PROBLEM TO WORK ON.
Copy only what lies from the line containing "Convert this chart to matplotlib code." through the line containing "ax.set_ylim((AXIS - TOP) / ROW - 0.5, -0.5)" in the entries below, keeping both end lines exact and dropping every picture.

[Start LISTED RECORDS]

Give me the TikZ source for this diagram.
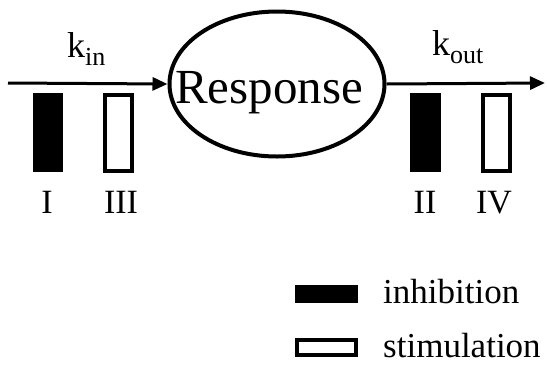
\documentclass[tikz,border=0pt]{standalone}
\usepackage{fontspec}
\setmainfont{Liberation Serif}
\usetikzlibrary{shapes.geometric,arrows.meta}
\newcommand{\mysub}[1]{\raisebox{-8pt}{\fontsize{26}{30}\selectfont #1}}
\tikzset{
  lw/.style={line width=4pt},
  arr/.style={line width=3pt,-{Triangle[length=15pt,width=13pt]}},
  inhbar/.style={fill=black,draw=none,minimum width=30pt,minimum height=79pt,inner sep=0pt},
  stimbar/.style={fill=white,draw=black,lw,minimum width=27pt,minimum height=76pt,inner sep=0pt},
  lab/.style={font=\fontsize{34}{38}\selectfont,anchor=base,inner sep=0pt},
  rate/.style={font=\fontsize{36}{40}\selectfont,anchor=base west,inner sep=0pt},
  legtext/.style={font=\fontsize{35}{38}\selectfont,anchor=base west,inner sep=0pt},
}
\begin{document}
\begin{tikzpicture}[x=1pt,y=1pt]
\useasboundingbox (0,0) rectangle (547,-373);
\node[ellipse,draw,lw,minimum width=215pt,minimum height=145pt,inner sep=0pt] (resp) at (277,-84) {};
\node[font=\fontsize{49}{54}\selectfont,anchor=base,inner sep=0pt] (resptext) at (269,-103) {Response};
\coordinate (start) at (8,-83);
\coordinate (end) at (545,-83);
\draw[arr] (start) -- (resp.west);
\draw[arr] (resp.east) -- (end);
\node[rate] (kin) at (67,-57) {k\mysub{in}};
\node[rate] (kout) at (432,-55) {k\mysub{out}};
\node[inhbar] (b1) at (48,-132.5) {};
\node[stimbar] (b3) at (118.5,-132.5) {};
\node[inhbar,minimum width=31pt] (b2) at (425.5,-132.5) {};
\node[stimbar] (b4) at (496.5,-132.5) {};
\node[lab] (l1) at (47,-213) {I};
\node[lab] (l3) at (121,-213) {III};
\node[lab] (l2) at (425,-213) {II};
\node[lab] (l4) at (494,-213) {IV};
\node[fill=black,minimum width=63pt,minimum height=18pt,inner sep=0pt] (leg1) at (326.5,-294) {};
\node[draw,lw,fill=white,minimum width=59pt,minimum height=15pt,inner sep=0pt] (leg2) at (326.5,-347.5) {};
\node[legtext] (t1) at (383,-303) {inhibition};
\node[legtext] (t2) at (383,-357) {stimulation};
\end{tikzpicture}
\end{document}
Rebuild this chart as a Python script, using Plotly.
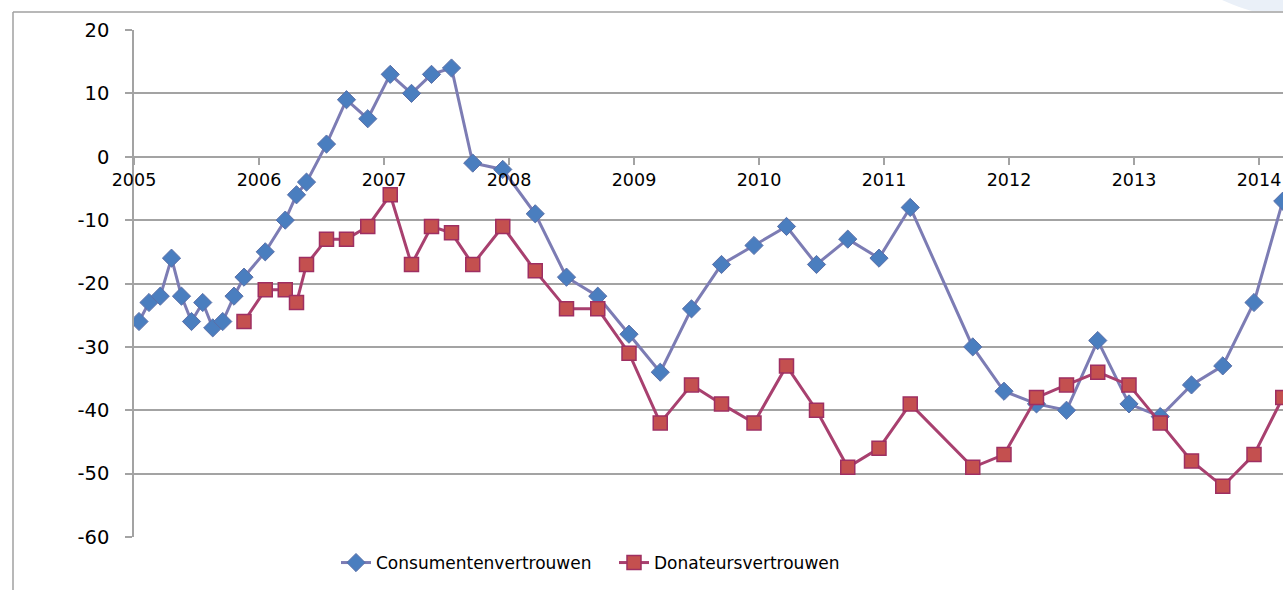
import plotly.graph_objects as go

# Decimal-year positions of the observations
x_consument = [2005.04, 2005.12, 2005.21, 2005.30, 2005.38, 2005.46, 2005.55, 2005.63, 2005.71, 2005.80,
               2005.88, 2006.05, 2006.21, 2006.30, 2006.38, 2006.54, 2006.70, 2006.87, 2007.05, 2007.22,
               2007.38, 2007.54, 2007.71, 2007.95, 2008.21, 2008.46, 2008.71, 2008.96, 2009.21, 2009.46,
               2009.70, 2009.96, 2010.22, 2010.46, 2010.71, 2010.96, 2011.21, 2011.71, 2011.96, 2012.22,
               2012.46, 2012.71, 2012.96, 2013.21, 2013.46, 2013.71, 2013.96, 2014.19]
consumentenvertrouwen = [-26, -23, -22, -16, -22, -26, -23, -27, -26, -22,
                         -19, -15, -10, -6, -4, 2, 9, 6, 13, 10,
                         13, 14, -1, -2, -9, -19, -22, -28, -34, -24,
                         -17, -14, -11, -17, -13, -16, -8, -30, -37, -39,
                         -40, -29, -39, -41, -36, -33, -23, -7]

x_donateur = x_consument[10:]
donateursvertrouwen = [-26, -21, -21, -23, -17, -13, -13, -11, -6, -17,
                       -11, -12, -17, -11, -18, -24, -24, -31, -42, -36,
                       -39, -42, -33, -40, -49, -46, -39, -49, -47, -38,
                       -36, -34, -36, -42, -48, -52, -47, -38]

year_ticks = list(range(2005, 2015))
year_labels = [str(y) for y in year_ticks]
y_ticks = [-60, -50, -40, -30, -20, -10, 0, 10, 20]
y_labels = ["-60", "-50", "-40", "-30", "-20", "-10", "0", "10", "20"]

FONT = "'DejaVu Sans', 'Liberation Sans', sans-serif"
GRID = "#A3A3A3"

fig = go.Figure()
fig.add_trace(go.Scatter(
    x=x_consument, y=consumentenvertrouwen, name="Consumentenvertrouwen",
    mode="lines+markers",
    line=dict(color="#7C7CB4", width=3),
    marker=dict(symbol="diamond", size=14, color="#4A7EBF", line=dict(color="#5B6FA8", width=1)),
))
fig.add_trace(go.Scatter(
    x=x_donateur, y=donateursvertrouwen, name="Donateursvertrouwen",
    mode="lines+markers",
    line=dict(color="#A8406F", width=3),
    marker=dict(symbol="square", size=14, color="#C4504F", line=dict(color="#9E2F62", width=1.5)),
))

L, R, T, B = 134, 0, 30, 53
W, H = 1283, 590
pw = W - L - R
ph = H - T - B
ymin, ymax = -60, 20
zero_pos = (0 - ymin) / (ymax - ymin)

def px_to_paper_x(px):
    return (px - L) / pw

def px_to_paper_y(py):
    return (H - B - py) / ph

shapes = [
    # outer chart-area border (left and top)
    dict(type="line", xref="paper", yref="paper",
         x0=px_to_paper_x(13), x1=px_to_paper_x(13), y0=px_to_paper_y(12), y1=px_to_paper_y(600),
         line=dict(color="#A0A0A0", width=1.5)),
    dict(type="line", xref="paper", yref="paper",
         x0=px_to_paper_x(13), x1=px_to_paper_x(1300), y0=px_to_paper_y(12), y1=px_to_paper_y(12),
         line=dict(color="#A0A0A0", width=1.5)),
    # light decoration in top-right corner
    dict(type="path", xref="paper", yref="paper",
         path=f"M {px_to_paper_x(1222)} {px_to_paper_y(0)} Q {px_to_paper_x(1240)} {px_to_paper_y(8)} {px_to_paper_x(1252)} {px_to_paper_y(11)} L {px_to_paper_x(1290)} {px_to_paper_y(11)} L {px_to_paper_x(1290)} {px_to_paper_y(0)} Z",
         fillcolor="#EAF0F8", line=dict(width=0), layer="below"),
]

fig.update_layout(
    width=W, height=H,
    margin=dict(l=L, r=R, t=T, b=B, pad=0),
    paper_bgcolor="white", plot_bgcolor="white",
    font=dict(family=FONT, color="black"),
    showlegend=True,
    legend=dict(orientation="h", xref="paper", yref="paper",
                x=px_to_paper_x(336), xanchor="left",
                y=px_to_paper_y(563), yanchor="middle",
                font=dict(size=17, family=FONT), itemwidth=30,
                entrywidth=233, entrywidthmode="pixels",
                bgcolor="rgba(0,0,0,0)", tracegroupgap=0),
    shapes=shapes,
    xaxis=dict(
        range=[2005, 2005 + pw / 125.0],
        anchor="free", position=zero_pos,
        tickmode="array", tickvals=year_ticks, ticktext=year_labels,
        ticks="outside", ticklen=7, tickcolor=GRID, tickwidth=1.5,
        showline=False, showgrid=False, zeroline=False,
        tickfont=dict(size=17.5, family=FONT),
    ),
    yaxis=dict(
        range=[ymin, ymax],
        tickmode="array", tickvals=y_ticks, ticktext=y_labels,
        ticks="outside", ticklen=7, tickcolor=GRID, tickwidth=1.5,
        showline=True, linecolor=GRID, linewidth=1.5,
        showgrid=True, gridcolor=GRID, gridwidth=1.5,
        zeroline=True, zerolinecolor=GRID, zerolinewidth=1.5,
        tickfont=dict(size=19.5, family=FONT),
        ticklabelstandoff=12,
    ),
)

fig.write_html("out.html",
               config={"displayModeBar": False},
               post_script="document.body.style.margin='0px'; document.body.style.overflow='hidden';")
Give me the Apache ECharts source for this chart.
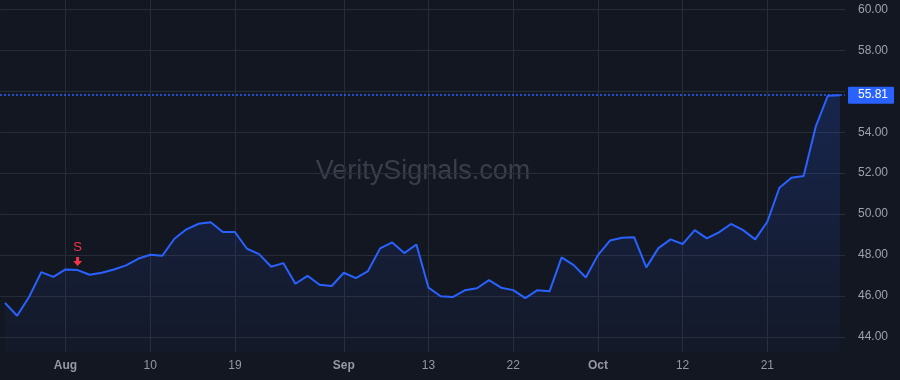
<!DOCTYPE html>
<html>
<head>
<meta charset="utf-8">
<script src="https://cdn.jsdelivr.net/npm/echarts@6/dist/echarts.min.js"></script>
<style>
html,body{margin:0;padding:0;background:#131722;}
#chart{width:900px;height:380px;}
</style>
</head>
<body>
<div id="chart"></div>
<script>
// ---- data ----
const values = [
  45.67, 45.04, 45.97, 47.17, 46.94, 47.30, 47.27, 47.04, 47.14, 47.30,
  47.50, 47.82, 48.02, 47.97, 48.80, 49.26, 49.53, 49.60, 49.13, 49.13,
  48.31, 48.05, 47.43, 47.61, 46.60, 46.99, 46.55, 46.49, 47.14, 46.88,
  47.22, 48.33, 48.62, 48.10, 48.52, 46.41, 45.99, 45.95, 46.28, 46.38,
  46.78, 46.41, 46.29, 45.90, 46.29, 46.23, 47.89, 47.51, 46.91, 48.00,
  48.71, 48.85, 48.87, 47.40, 48.34, 48.77, 48.54, 49.22, 48.82, 49.11,
  49.52, 49.22, 48.77, 49.63, 51.29, 51.78, 51.86, 54.27, 55.78, 55.81
];
const xTickIndex  = [5, 12, 19, 28, 35, 42, 49, 56, 63];
const xTickLabels = ['Aug', '10', '19', 'Sep', '13', '22', 'Oct', '12', '21'];
const monthLabels = ['Aug', 'Sep', 'Oct'];
const yTicks      = [44, 46, 48, 50, 52, 54, 56, 58, 60];
const yLabelTicks = [44, 46, 48, 50, 52, 54, 58, 60];
const lastPrice   = 55.81;
const signalIndex = 6;
const signalText  = 'S';
const watermark   = 'VeritySignals.com';

// ---- chart ----
const seriesData = values.map((v, i) => [i, v]);
const chart = echarts.init(document.getElementById('chart'));
const FONT = '"Liberation Sans", Arial, sans-serif';
const GRID = '#282c37';

chart.setOption({
  backgroundColor: '#131722',
  animation: false,
  textStyle: { fontFamily: FONT },
  graphic: [{
    type: 'text',
    x: 423,
    y: 172,
    style: {
      text: watermark,
      font: '27px ' + FONT,
      fill: '#3a3e4a',
      align: 'center',
      verticalAlign: 'middle'
    },
    z: 0,
    silent: true
  }],
  grid: { left: 0, right: 55, top: 0, bottom: 28, containLabel: false },
  xAxis: {
    type: 'value',
    min: -0.413,
    max: 69.42,
    axisLine: { show: false },
    axisTick: { show: false, customValues: xTickIndex },
    splitLine: { show: true, lineStyle: { color: GRID, width: 1 } },
    axisLabel: {
      customValues: xTickIndex,
      margin: 8,
      fontSize: 12,
      color: '#9598a1',
      fontFamily: FONT,
      formatter: function (v) {
        const k = xTickIndex.indexOf(Math.round(v));
        if (k < 0) return '';
        const t = xTickLabels[k];
        return monthLabels.indexOf(t) >= 0 ? '{m|' + t + '}' : t;
      },
      rich: { m: { fontWeight: 'bold', fontSize: 12, color: '#9598a1', fontFamily: FONT } }
    }
  },
  yAxis: {
    type: 'value',
    position: 'right',
    min: 43.27,
    max: 60.454,
    scale: true,
    axisLine: { show: false },
    axisTick: { show: true, length: 3, customValues: yTicks, lineStyle: { color: GRID } },
    splitLine: { show: true, lineStyle: { color: GRID, width: 1 } },
    axisLabel: {
      customValues: yLabelTicks,
      margin: 13,
      fontSize: 12,
      color: '#9ea1aa',
      fontFamily: FONT,
      formatter: v => v.toFixed(2)
    }
  },
  series: [{
    type: 'line',
    data: seriesData,
    showSymbol: false,
    symbol: 'none',
    z: 3,
    lineStyle: { color: '#2962ff', width: 2 },
    areaStyle: {
      origin: 'start',
      color: new echarts.graphic.LinearGradient(0, 0, 0, 1, [
        { offset: 0, color: 'rgba(41,98,255,0.28)' },
        { offset: 1, color: 'rgba(41,98,255,0.04)' }
      ])
    },
    markLine: {
      silent: true,
      symbol: 'none',
      data: [{ yAxis: lastPrice }],
      lineStyle: { color: '#2962ff', type: [2, 2], width: 1.5, opacity: 1 },
      label: {
        show: true,
        position: 'end',
        distance: 3,
        formatter: lastPrice.toFixed(2),
        color: '#ffffff',
        fontSize: 12,
        fontFamily: FONT,
        backgroundColor: '#2962ff',
        padding: [3, 6, 2, 10],
        borderRadius: 1
      }
    },
    markPoint: {
      silent: true,
      data: [{ coord: [signalIndex, values[signalIndex]] }],
      symbol: 'path://M3,0 L6,0 L6,4 L9,4 L4.5,9 L0,4 L3,4 Z',
      symbolSize: [9, 9],
      symbolOffset: [0, -8.5],
      itemStyle: { color: '#f23645' },
      label: {
        show: true,
        position: 'top',
        distance: 3,
        formatter: signalText,
        color: '#f23645',
        fontSize: 13,
        fontFamily: FONT
      }
    }
  }]
});
</script>
</body>
</html>
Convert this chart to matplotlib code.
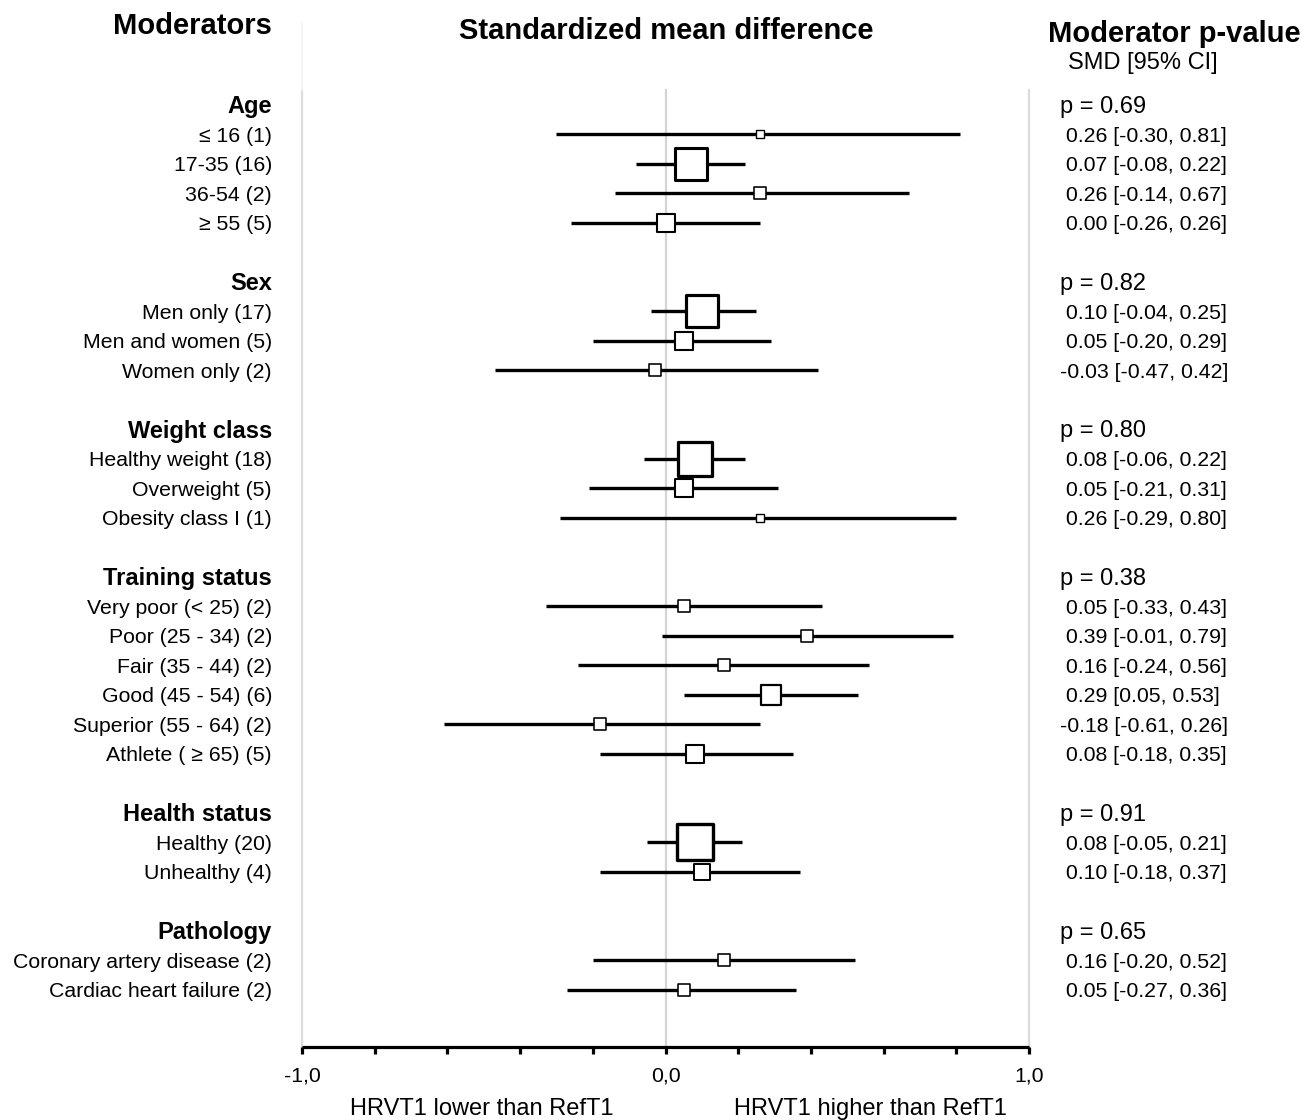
import numpy as np
import matplotlib
matplotlib.use('Agg')
import matplotlib.pyplot as plt
from matplotlib.markers import MarkerStyle
from matplotlib.lines import Line2D
import matplotlib.transforms as mtransforms

plt.rcParams['font.family'] = ['Liberation Sans', 'DejaVu Sans']

# Moderator groups, their p-values and how many subgroup rows each has.
group_names = ['Age', 'Sex', 'Weight class', 'Training status',
               'Health status', 'Pathology']
group_p = ['0.69', '0.82', '0.80', '0.38', '0.91', '0.65']
group_sizes = [4, 3, 3, 6, 2, 2]

# Subgroups (number of studies in brackets).
row_names = ['≤ 16', '17-35', '36-54', '≥ 55',
             'Men only', 'Men and women', 'Women only',
             'Healthy weight', 'Overweight', 'Obesity class I',
             'Very poor (< 25)', 'Poor (25 - 34)', 'Fair (35 - 44)',
             'Good (45 - 54)', 'Superior (55 - 64)', 'Athlete ( ≥ 65)',
             'Healthy', 'Unhealthy',
             'Coronary artery disease', 'Cardiac heart failure']
n_studies = [1, 16, 2, 5,
             17, 5, 2,
             18, 5, 1,
             2, 2, 2, 6, 2, 5,
             20, 4,
             2, 2]
smd = [0.26, 0.07, 0.26, 0.00,
       0.10, 0.05, -0.03,
       0.08, 0.05, 0.26,
       0.05, 0.39, 0.16, 0.29, -0.18, 0.08,
       0.08, 0.10,
       0.16, 0.05]
ci_lo = [-0.30, -0.08, -0.14, -0.26,
         -0.04, -0.20, -0.47,
         -0.06, -0.21, -0.29,
         -0.33, -0.01, -0.24, 0.05, -0.61, -0.18,
         -0.05, -0.18,
         -0.20, -0.27]
ci_hi = [0.81, 0.22, 0.67, 0.26,
         0.25, 0.29, 0.42,
         0.22, 0.31, 0.80,
         0.43, 0.79, 0.56, 0.53, 0.26, 0.35,
         0.21, 0.37,
         0.52, 0.36]

W, H = 1301, 1120
DPI = 100
ROW = 29.5  # px per row
TOP = 90    # px, top of plotting area
AXIS = 1047 # px, x axis line
TXT_DY = 0.07  # nudge text down a little, in rows

def fx(px):
    return px / W

def fy(py):
    return 1 - py / H

fig = plt.figure(figsize=(W / DPI, H / DPI), dpi=DPI)
ax = fig.add_axes([fx(302), fy(AXIS), fx(1029) - fx(302), (AXIS - TOP) / H])
ax.set_xlim(-1, 1)
ax.set_ylim((AXIS - TOP) / ROW - 0.5, -0.5)

for s in ['top', 'left', 'right']:
    ax.spines[s].set_visible(False)
ax.spines['bottom'].set_linewidth(2.3)
ax.spines['bottom'].set_capstyle('butt')
ax.set_yticks([])
ticks = np.round(np.arange(-1, 1.01, 0.2), 1)
ax.set_xticks(ticks)
ax.set_xticklabels(['-1,0' if t == -1 else '0,0' if t == 0 else
                    '1,0' if t == 1 else '' for t in ticks], fontsize=15.3)
ax.tick_params(axis='x', direction='out', length=5, width=2.3, pad=9)

for xv, c in [(-1, '#dcdcdc'), (0, '#d4d4d4'), (1, '#dcdcdc')]:
    ax.axvline(xv, color=c, lw=1.6, zorder=0, clip_on=False)
fig.add_artist(Line2D([fx(302), fx(302)], [fy(22), fy(TOP)],
                      color='#f3f3f3', lw=1.2))

lab = mtransforms.blended_transform_factory(fig.transFigure, ax.transData)

k = 0
r = 0
for g, name in enumerate(group_names):
    ax.text(fx(272), k + TXT_DY, name, transform=lab, ha='right',
            va='center', fontsize=17, fontweight='bold')
    ax.text(fx(1060), k + TXT_DY, 'p = %s' % group_p[g], transform=lab,
            ha='left', va='center', fontsize=17)
    for i in range(group_sizes[g]):
        k += 1
        ax.text(fx(272), k + TXT_DY, '%s (%d)' % (row_names[r], n_studies[r]),
                transform=lab, ha='right', va='center', fontsize=15.3)
        txt = '%.2f [%.2f, %.2f]' % (smd[r], ci_lo[r], ci_hi[r])
        if smd[r] >= 0:
            txt = ' ' + txt
        ax.text(fx(1060), k + TXT_DY, txt, transform=lab, ha='left',
                va='center', fontsize=15.3)
        ax.plot([ci_lo[r], ci_hi[r]], [k, k], color='black', lw=2.4,
                solid_capstyle='butt', zorder=2)
        side = 8 * np.sqrt(n_studies[r])  # px
        ax.plot(smd[r], k, linestyle='none',
                marker=MarkerStyle('s', joinstyle='round'),
                markersize=side * 0.72, markerfacecolor='white',
                markeredgecolor='black',
                markeredgewidth=(0.8 + side / 14) * 0.72, zorder=3)
        r += 1
    k += 2

fig.text(fx(272), fy(26), 'Moderators', ha='right', va='center',
         fontsize=21, fontweight='bold')
fig.text(fx(666), fy(31), 'Standardized mean difference', ha='center',
         va='center', fontsize=21, fontweight='bold')
fig.text(fx(1048), fy(34), 'Moderator p-value', ha='left', va='center',
         fontsize=21, fontweight='bold')
fig.text(fx(1068), fy(63), 'SMD [95% CI]', ha='left', va='center',
         fontsize=17)
fig.text(fx(482), fy(1109), 'HRVT1 lower than RefT1', ha='center',
         va='center', fontsize=17)
fig.text(fx(870), fy(1109), 'HRVT1 higher than RefT1', ha='center',
         va='center', fontsize=17)

fig.savefig('out.png', dpi=DPI)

[End LISTED RECORDS]

RESULT FOR THIS TASK.
Convert this chart to matplotlib code.
import numpy as np
import matplotlib
matplotlib.use('Agg')
import matplotlib.pyplot as plt
from matplotlib.markers import MarkerStyle
from matplotlib.lines import Line2D
import matplotlib.transforms as mtransforms

plt.rcParams['font.family'] = ['Liberation Sans', 'DejaVu Sans']

# Moderator groups, their p-values and how many subgroup rows each has.
group_names = ['Age', 'Sex', 'Weight class', 'Training status',
               'Health status', 'Pathology']
group_p = ['0.69', '0.82', '0.80', '0.38', '0.91', '0.65']
group_sizes = [4, 3, 3, 6, 2, 2]

# Subgroups (number of studies in brackets).
row_names = ['≤ 16', '17-35', '36-54', '≥ 55',
             'Men only', 'Men and women', 'Women only',
             'Healthy weight', 'Overweight', 'Obesity class I',
             'Very poor (< 25)', 'Poor (25 - 34)', 'Fair (35 - 44)',
             'Good (45 - 54)', 'Superior (55 - 64)', 'Athlete ( ≥ 65)',
             'Healthy', 'Unhealthy',
             'Coronary artery disease', 'Cardiac heart failure']
n_studies = [1, 16, 2, 5,
             17, 5, 2,
             18, 5, 1,
             2, 2, 2, 6, 2, 5,
             20, 4,
             2, 2]
smd = [0.26, 0.07, 0.26, 0.00,
       0.10, 0.05, -0.03,
       0.08, 0.05, 0.26,
       0.05, 0.39, 0.16, 0.29, -0.18, 0.08,
       0.08, 0.10,
       0.16, 0.05]
ci_lo = [-0.30, -0.08, -0.14, -0.26,
         -0.04, -0.20, -0.47,
         -0.06, -0.21, -0.29,
         -0.33, -0.01, -0.24, 0.05, -0.61, -0.18,
         -0.05, -0.18,
         -0.20, -0.27]
ci_hi = [0.81, 0.22, 0.67, 0.26,
         0.25, 0.29, 0.42,
         0.22, 0.31, 0.80,
         0.43, 0.79, 0.56, 0.53, 0.26, 0.35,
         0.21, 0.37,
         0.52, 0.36]

W, H = 1301, 1120
DPI = 100
ROW = 29.5  # px per row
TOP = 90    # px, top of plotting area
AXIS = 1047 # px, x axis line
TXT_DY = 0.07  # nudge text down a little, in rows

def fx(px):
    return px / W

def fy(py):
    return 1 - py / H

fig = plt.figure(figsize=(W / DPI, H / DPI), dpi=DPI)
ax = fig.add_axes([fx(302), fy(AXIS), fx(1029) - fx(302), (AXIS - TOP) / H])
ax.set_xlim(-1, 1)
ax.set_ylim((AXIS - TOP) / ROW - 0.5, -0.5)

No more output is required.